The numbers are only for people who make their refugee claim at official border crossings or within Canada after getting across the border — not people who apply from abroad. And they only cover claims that have already been screened for eligibility by the Canada Border Services Agency or Immigration, Refugees and Citizenship Canada.
In the first nine months of 2016, 54 per cent of claims from people who cited persecution in Ghana were approved. Two-thirds of Somalia-related claims were OKed and the success rate for people fleeing Djibouti was more than 90 per cent.
Some claimants arrive in Canada after making a trip across three continents along what has become a modern underground railroad.
Mohammed, a refugee claimant from Ghana who did not want his last name used, walked across the border near Emerson-Franklin in Manitoba last fall after flying from Africa to Brazil and on to Ecuador. He then spent three months making his way north on buses, a boat and on foot, he said, until he entered the United States near San Diego. He planned on making a new home in the U.S.
At the California border, he was put in a detention centre for 10 months and his claim was rejected, he said. He could not get a lawyer and was unprepared for the hearing, he added.
"You don't have any access to anything ... you cannot make a call to get whatever you have to to support your case.
"You're going to sit there. You, alone, meet a judge and a government lawyer who's a prosecutor."
In Canada, claimants are generally released pending their hearings and are supported by non-profit groups. Most provinces offer legal-aid for refugee claims.

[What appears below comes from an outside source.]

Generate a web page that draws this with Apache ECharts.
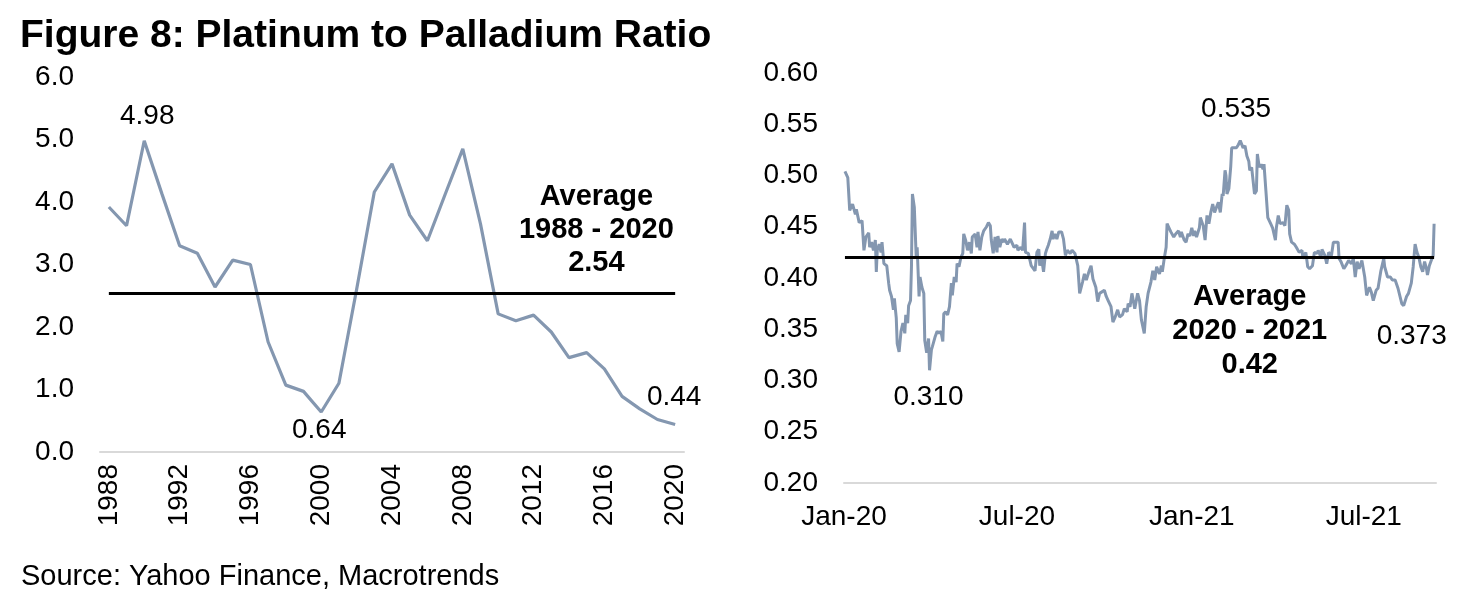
<!DOCTYPE html>
<html>
<head>
<meta charset="utf-8">
<script src="https://cdn.jsdelivr.net/npm/echarts@6/dist/echarts.min.js"></script>
<style>
html,body{margin:0;padding:0;background:#fff;}
#chart{width:1482px;height:610px;}
</style>
</head>
<body>
<div id="chart"></div>
<script>
// ---------- DATA ----------
const leftYears = ['1988','1989','1990','1991','1992','1993','1994','1995','1996','1997','1998','1999','2000','2001','2002','2003','2004','2005','2006','2007','2008','2009','2010','2011','2012','2013','2014','2015','2016','2017','2018','2019','2020'];
const leftValues = [3.92,3.62,4.98,4.13,3.30,3.18,2.64,3.07,3.00,1.76,1.07,0.97,0.64,1.10,2.60,4.16,4.61,3.79,3.38,4.12,4.85,3.65,2.21,2.10,2.19,1.92,1.51,1.59,1.33,0.89,0.69,0.52,0.44];
const leftAverage = 2.54;
const leftAvgPeriod = '1988 - 2020';
const leftNotedYears = ['1990','2000','2020'];

const rightDates = [
'2020-01-02','2020-01-05','2020-01-07','2020-01-10','2020-01-13','2020-01-14','2020-01-17','2020-01-20','2020-01-22','2020-01-24',
'2020-01-27','2020-01-28','2020-01-30','2020-02-01','2020-02-03','2020-02-04','2020-02-05','2020-02-07','2020-02-09','2020-02-10',
'2020-02-12','2020-02-15','2020-02-17','2020-02-18','2020-02-20','2020-02-22','2020-02-23','2020-02-25','2020-02-26','2020-02-28',
'2020-03-01','2020-03-03','2020-03-05','2020-03-06','2020-03-08','2020-03-09','2020-03-11','2020-03-12','2020-03-13','2020-03-15',
'2020-03-17','2020-03-18','2020-03-20','2020-03-21','2020-03-23','2020-03-25','2020-03-26','2020-03-28','2020-03-30','2020-03-31',
'2020-04-02','2020-04-03','2020-04-06','2020-04-08','2020-04-10','2020-04-12','2020-04-14','2020-04-15','2020-04-17','2020-04-19',
'2020-04-21','2020-04-23','2020-04-24','2020-04-26','2020-04-28','2020-04-29','2020-05-01','2020-05-03','2020-05-05','2020-05-06',
'2020-05-08','2020-05-10','2020-05-12','2020-05-14','2020-05-15','2020-05-18','2020-05-20','2020-05-21','2020-05-23','2020-05-25',
'2020-05-27','2020-05-30','2020-06-01','2020-06-03','2020-06-04','2020-06-06','2020-06-08','2020-06-10','2020-06-11','2020-06-13',
'2020-06-15','2020-06-17','2020-06-18','2020-06-21','2020-06-24','2020-06-26','2020-06-28','2020-07-01','2020-07-02','2020-07-05',
'2020-07-07','2020-07-09','2020-07-10','2020-07-13','2020-07-16','2020-07-18','2020-07-20','2020-07-22','2020-07-24','2020-07-25',
'2020-07-27','2020-07-29','2020-07-31','2020-08-01','2020-08-03','2020-08-05','2020-08-07','2020-08-08','2020-08-10','2020-08-12',
'2020-08-14','2020-08-17','2020-08-19','2020-08-21','2020-08-23','2020-08-26','2020-08-28','2020-08-31','2020-09-03','2020-09-05',
'2020-09-08','2020-09-10','2020-09-12','2020-09-15','2020-09-17','2020-09-19','2020-09-22','2020-09-24','2020-09-26','2020-09-28',
'2020-10-01','2020-10-03','2020-10-05','2020-10-08','2020-10-10','2020-10-12','2020-10-15','2020-10-17','2020-10-20','2020-10-22',
'2020-10-25','2020-10-26','2020-10-28','2020-10-30','2020-11-01','2020-11-02','2020-11-05','2020-11-07','2020-11-09','2020-11-12',
'2020-11-14','2020-11-16','2020-11-19','2020-11-21','2020-11-23','2020-11-25','2020-11-28','2020-11-30','2020-12-01','2020-12-03',
'2020-12-05','2020-12-06','2020-12-08','2020-12-10','2020-12-13','2020-12-15','2020-12-18','2020-12-20','2020-12-21','2020-12-24',
'2020-12-26','2020-12-28','2020-12-30','2021-01-01','2021-01-03','2021-01-04','2021-01-06','2021-01-09','2021-01-10','2021-01-13',
'2021-01-15','2021-01-17','2021-01-19','2021-01-21','2021-01-23','2021-01-25','2021-01-27','2021-01-29','2021-01-31','2021-02-02',
'2021-02-03','2021-02-05','2021-02-06','2021-02-07','2021-02-09','2021-02-11','2021-02-12','2021-02-14','2021-02-17','2021-02-19',
'2021-02-21','2021-02-23','2021-02-24','2021-02-26','2021-02-28','2021-03-02','2021-03-03','2021-03-05','2021-03-08','2021-03-10',
'2021-03-11','2021-03-13','2021-03-15','2021-03-17','2021-03-18','2021-03-20','2021-03-22','2021-03-24','2021-03-25','2021-03-27',
'2021-03-29','2021-03-30','2021-03-31','2021-04-02','2021-04-04','2021-04-07','2021-04-09','2021-04-11','2021-04-13','2021-04-14',
'2021-04-16','2021-04-19','2021-04-21','2021-04-24','2021-04-27','2021-04-28','2021-05-01','2021-05-03','2021-05-05','2021-05-08',
'2021-05-10','2021-05-13','2021-05-14','2021-05-17','2021-05-18','2021-05-21','2021-05-23','2021-05-25','2021-05-28','2021-05-30',
'2021-06-01','2021-06-04','2021-06-05','2021-06-07','2021-06-10','2021-06-12','2021-06-15','2021-06-18','2021-06-20','2021-06-22',
'2021-06-24','2021-06-26','2021-06-29','2021-07-02','2021-07-04','2021-07-07','2021-07-09','2021-07-11','2021-07-14','2021-07-16',
'2021-07-19','2021-07-22','2021-07-23','2021-07-26','2021-07-29','2021-07-31','2021-08-03','2021-08-06','2021-08-08','2021-08-10',
'2021-08-12','2021-08-15','2021-08-17','2021-08-20','2021-08-22','2021-08-24','2021-08-26','2021-08-28','2021-08-30','2021-09-01',
'2021-09-03','2021-09-05','2021-09-06','2021-09-08','2021-09-10','2021-09-12','2021-09-13'
];
const rightValues = [
0.504,0.498,0.466,0.472,0.462,0.467,0.454,0.456,0.427,0.440,
0.444,0.430,0.435,0.427,0.437,0.406,0.427,0.433,0.425,0.435,
0.414,0.412,0.395,0.388,0.382,0.369,0.380,0.361,0.336,0.328,
0.348,0.356,0.346,0.364,0.356,0.373,0.378,0.411,0.482,0.469,
0.420,0.430,0.382,0.401,0.391,0.385,0.339,0.327,0.341,0.310,
0.330,0.333,0.343,0.348,0.346,0.348,0.338,0.365,0.367,0.364,
0.372,0.395,0.383,0.401,0.396,0.414,0.411,0.420,0.424,0.443,
0.437,0.427,0.435,0.424,0.440,0.443,0.430,0.445,0.427,0.440,
0.446,0.450,0.454,0.451,0.437,0.424,0.440,0.425,0.441,0.430,
0.438,0.435,0.438,0.433,0.438,0.437,0.430,0.432,0.427,0.430,
0.427,0.454,0.425,0.424,0.412,0.411,0.407,0.425,0.428,0.412,
0.419,0.406,0.424,0.427,0.432,0.438,0.446,0.438,0.443,0.438,
0.445,0.445,0.438,0.422,0.427,0.424,0.427,0.424,0.412,0.385,
0.396,0.404,0.398,0.407,0.412,0.399,0.391,0.377,0.385,0.385,
0.388,0.382,0.378,0.372,0.357,0.361,0.369,0.362,0.364,0.370,
0.367,0.375,0.372,0.385,0.386,0.370,0.385,0.378,0.359,0.346,
0.372,0.385,0.396,0.407,0.398,0.411,0.404,0.412,0.406,0.419,
0.430,0.453,0.449,0.445,0.440,0.443,0.446,0.440,0.445,0.437,
0.435,0.443,0.441,0.449,0.441,0.446,0.440,0.449,0.459,0.451,
0.437,0.461,0.453,0.464,0.472,0.464,0.469,0.474,0.464,0.482,
0.480,0.505,0.500,0.482,0.487,0.509,0.527,0.526,0.527,0.530,
0.534,0.535,0.527,0.529,0.519,0.514,0.505,0.508,0.482,0.485,
0.521,0.508,0.511,0.506,0.511,0.485,0.459,0.458,0.453,0.449,
0.441,0.437,0.449,0.461,0.453,0.454,0.451,0.471,0.466,0.443,
0.435,0.433,0.430,0.425,0.427,0.419,0.425,0.411,0.409,0.412,
0.425,0.424,0.427,0.420,0.428,0.422,0.414,0.425,0.422,0.435,
0.435,0.435,0.419,0.416,0.409,0.412,0.417,0.414,0.419,0.401,
0.416,0.409,0.417,0.401,0.383,0.391,0.386,0.378,0.388,0.390,
0.407,0.419,0.411,0.401,0.401,0.398,0.398,0.390,0.391,0.375,
0.373,0.382,0.385,0.395,0.411,0.433,0.425,0.420,0.411,0.406,
0.416,0.409,0.403,0.412,0.417,0.422,0.453
];
const rightAverage = 0.42;
const rightAvgPeriod = '2020 - 2021';
const rightNotedDates = ['2020-03-31','2021-02-23','2021-08-12'];
const rightAxisStart = '2020-01-01';
const rightAxisEnd = '2021-09-15';
const rightAvgTextDate = '2021-03-03';
const monthNames = ['Jan','Feb','Mar','Apr','May','Jun','Jul','Aug','Sep','Oct','Nov','Dec'];
const rightLabelMonths = [0, 6];

// ---------- HELPERS ----------
function ts(s){ const p = s.split('-').map(Number); return new Date(p[0], p[1]-1, p[2]).getTime(); }
const FONT = '"Liberation Sans", Arial, Helvetica, sans-serif';
const LINE_COLOR = '#8497B0';
const AXIS_COLOR = '#D9D9D9';

const leftLabelStyle = {
  '1990': {position:'top', distance:10, offset:[3,0]},
  '2000': {position:'bottom', distance:4, offset:[-2,0]},
  '2020': {position:'top', distance:13, offset:[-1,0]}
};
const leftData = leftValues.map((v,i)=>{
  const y = leftYears[i];
  const item = {value:v};
  if (leftNotedYears.indexOf(y) >= 0) {
    item.label = Object.assign({show:true, formatter: v.toFixed(2), fontSize:28, color:'#000', fontFamily:FONT}, leftLabelStyle[y]);
  }
  return item;
});

const rightLabelStyle = [
  {position:'bottom', distance:13, offset:[-1,0]},
  {position:'top', distance:16, offset:[-6,0]},
  {position:'bottom', distance:17, offset:[8,0]}
];
const rightData = rightDates.map((d,i)=>{
  const v = rightValues[i];
  const item = {value:[ts(d), v]};
  const k = rightNotedDates.indexOf(d);
  if (k >= 0) {
    item.label = Object.assign({show:true, formatter: v.toFixed(3), fontSize:28, color:'#000', fontFamily:FONT}, rightLabelStyle[k]);
  }
  return item;
});

const avgLabel = {
  show:true, fontFamily:FONT, fontSize:29, fontWeight:'bold', color:'#000', align:'center'
};

const chart = echarts.init(document.getElementById('chart'), null, {renderer:'canvas'});
chart.setOption({
  animation:false,
  backgroundColor:'#fff',
  textStyle:{fontFamily:FONT},
  title:[
    {text:'Figure 8: Platinum to Palladium Ratio', left:15, top:12,
     textStyle:{fontFamily:FONT, fontSize:39, fontWeight:'bold', color:'#000'}},
    {text:'Source: Yahoo Finance, Macrotrends', left:16, top:557,
     textStyle:{fontFamily:FONT, fontSize:29, fontWeight:'normal', color:'#000'}}
  ],
  grid:[
    {left:100, top:77, width:584, height:375},
    {left:844, top:73, width:592, height:410}
  ],
  xAxis:[
    {type:'category', gridIndex:0, data:leftYears, boundaryGap:true,
     axisLine:{show:true, lineStyle:{color:AXIS_COLOR, width:2}},
     axisTick:{show:false}, splitLine:{show:false},
     axisLabel:{interval:3, rotate:90, fontSize:28, color:'#000', margin:12, fontFamily:FONT}},
    {type:'time', gridIndex:1, min:ts(rightAxisStart), max:ts(rightAxisEnd),
     axisLine:{show:true, lineStyle:{color:AXIS_COLOR, width:2}},
     axisTick:{show:false}, splitLine:{show:false},
     axisLabel:{fontSize:28, color:'#000', margin:20, fontFamily:FONT,
       showMinLabel:true, showMaxLabel:false,
       formatter:function(val){
         const d = new Date(val);
         if (d.getDate() === 1 && rightLabelMonths.indexOf(d.getMonth()) >= 0 && d.getHours() === 0) {
           return monthNames[d.getMonth()] + '-' + String(d.getFullYear()).slice(2);
         }
         return '';
       }}}
  ],
  yAxis:[
    {type:'value', gridIndex:0, min:0, max:6, interval:1,
     axisLine:{show:false}, axisTick:{show:false}, splitLine:{show:false},
     axisLabel:{formatter:v=>v.toFixed(1), fontSize:28, color:'#000', margin:26, fontFamily:FONT}},
    {type:'value', gridIndex:1, min:0.2, max:0.6, interval:0.05,
     axisLine:{show:false}, axisTick:{show:false}, splitLine:{show:false},
     axisLabel:{formatter:v=>v.toFixed(2), fontSize:28, color:'#000', margin:26, fontFamily:FONT}}
  ],
  series:[
    {type:'line', xAxisIndex:0, yAxisIndex:0, data:leftData,
     symbol:'circle', symbolSize:0, showSymbol:true, showAllSymbol:true,
     lineStyle:{color:LINE_COLOR, width:3.2}, itemStyle:{color:LINE_COLOR},
     label:{show:false}, silent:true, z:3,
     markLine:{silent:true, symbol:'none', label:{show:false},
       lineStyle:{color:'#000', width:3.2, type:'solid'},
       data:[[{coord:[leftYears[0], leftAverage]},{coord:[leftYears[leftYears.length-1], leftAverage]}]]},
     markPoint:{silent:true, symbol:'circle', symbolSize:1, itemStyle:{color:'rgba(0,0,0,0)'},
       data:[{coord:['2016', leftAverage],
         label:Object.assign({}, avgLabel, {position:'top', distance:13, offset:[-8,0], lineHeight:33,
           formatter:'Average\n' + leftAvgPeriod + '\n' + leftAverage.toFixed(2)})}]}
    },
    {type:'line', xAxisIndex:1, yAxisIndex:1, data:rightData,
     symbol:'circle', symbolSize:0, showSymbol:true, showAllSymbol:true,
     lineStyle:{color:LINE_COLOR, width:3}, itemStyle:{color:LINE_COLOR},
     label:{show:false}, silent:true, z:3,
     markLine:{silent:true, symbol:'none', label:{show:false},
       lineStyle:{color:'#000', width:3.2, type:'solid'},
       data:[[{coord:[ts(rightDates[0]), rightAverage]},{coord:[ts(rightDates[rightDates.length-1]), rightAverage]}]]},
     markPoint:{silent:true, symbol:'circle', symbolSize:1, itemStyle:{color:'rgba(0,0,0,0)'},
       data:[{coord:[ts(rightAvgTextDate), rightAverage],
         label:Object.assign({}, avgLabel, {position:'bottom', distance:22, lineHeight:34,
           formatter:'Average\n' + rightAvgPeriod + '\n' + rightAverage.toFixed(2)})}]}
    }
  ]
});
</script>
</body>
</html>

Under U.S. law, asylum-seekers who have their claims rejected must be released from detention within six months. After that, they are subject to strict reporting conditions, knowing that one day they will be deported.
"They are eventually told, 'Your deportation is going to happen pretty soon, so make sure you're ready for it'," Khan said.
"When they sort of get that hint or a tip-off from immigration officials themselves, that's when they try to figure out how they can enter Canada and whether they could ... get a more fair process than the one they've gone through."